Syntactic Clustering of the Web Broder, Glassman, Manasse, and Zweig, 1998 (WWW6)

Step 1: Choose a value m and a random function P(W) from elements to integers.

Step 2: For set X, let V(X) = { x in X | P(x) mod m = 0} be a sample of X. 
        This is called the  sketch  of X. 

Step 3: | V(A) intersect V(B) | / |V(A) union V(B) | 
        is an estimate of the resemblance of A and B.  


        |V(A) intersect V(B)| / V(A) is an estimate of the containment of A in B

Note: if you just sample A and sample B, get a substantial underestimate of the resemblance.

Implementation uses shingle size = 10, m = 25, 40 bit sketch.

High-level algorithm
Step 1: Normalize by removing HTML and converting to lower-case.
Step 2: Calculate sketch of shingle set of each document.
Step 3: For each pair of documents, compare sketches to see if they exceed resemblance threshhold.
Step 4: Find connected components.

Implementation of Step 3. Obviously all-pairs comparison is not feasible; however, most pairs have no shingles in common. Also want to reduce disk I/O since this cannot be done in-memory.

3.1. Use merge-sort to generate sorted file F1 of < shingle, docID > pairs. 
3.2. Eliminate shingles that appear in only one docID (most). 

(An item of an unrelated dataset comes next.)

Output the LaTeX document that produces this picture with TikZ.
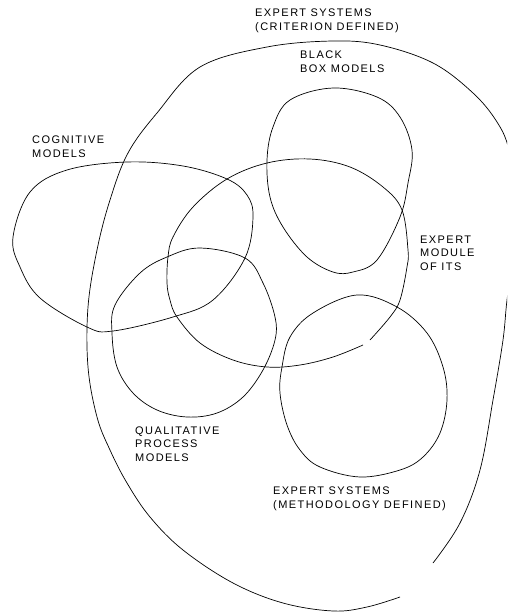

3.3. for each shingle S in F1, 
        for each pair of docs docID1, docID2 associated with S in F1, 
            write record < docID1, docID2 > to F2.
     F2 now has one record of form < docID1, docID2 > for each shingle
         shared by doc1 and doc2.
3.4. Merge-sort F2, combining and keeping count of identical elements.
     Generate file F3 of record < docID1, docID, count of common shingles >

Further issues:

Eliminate very common shingles (more than 1000 documents). Almost all automatically generated by standard programs.
Eliminate truly identical documents by computing and comparing fingerprint of entire document.

Known clusters

You have a known system of clusters with examples (e.g. Yahoo). The problem is to place a new page into the proper cluster(s).

In machine learning, this is known as classification rather than clustering. Lots of algorithms.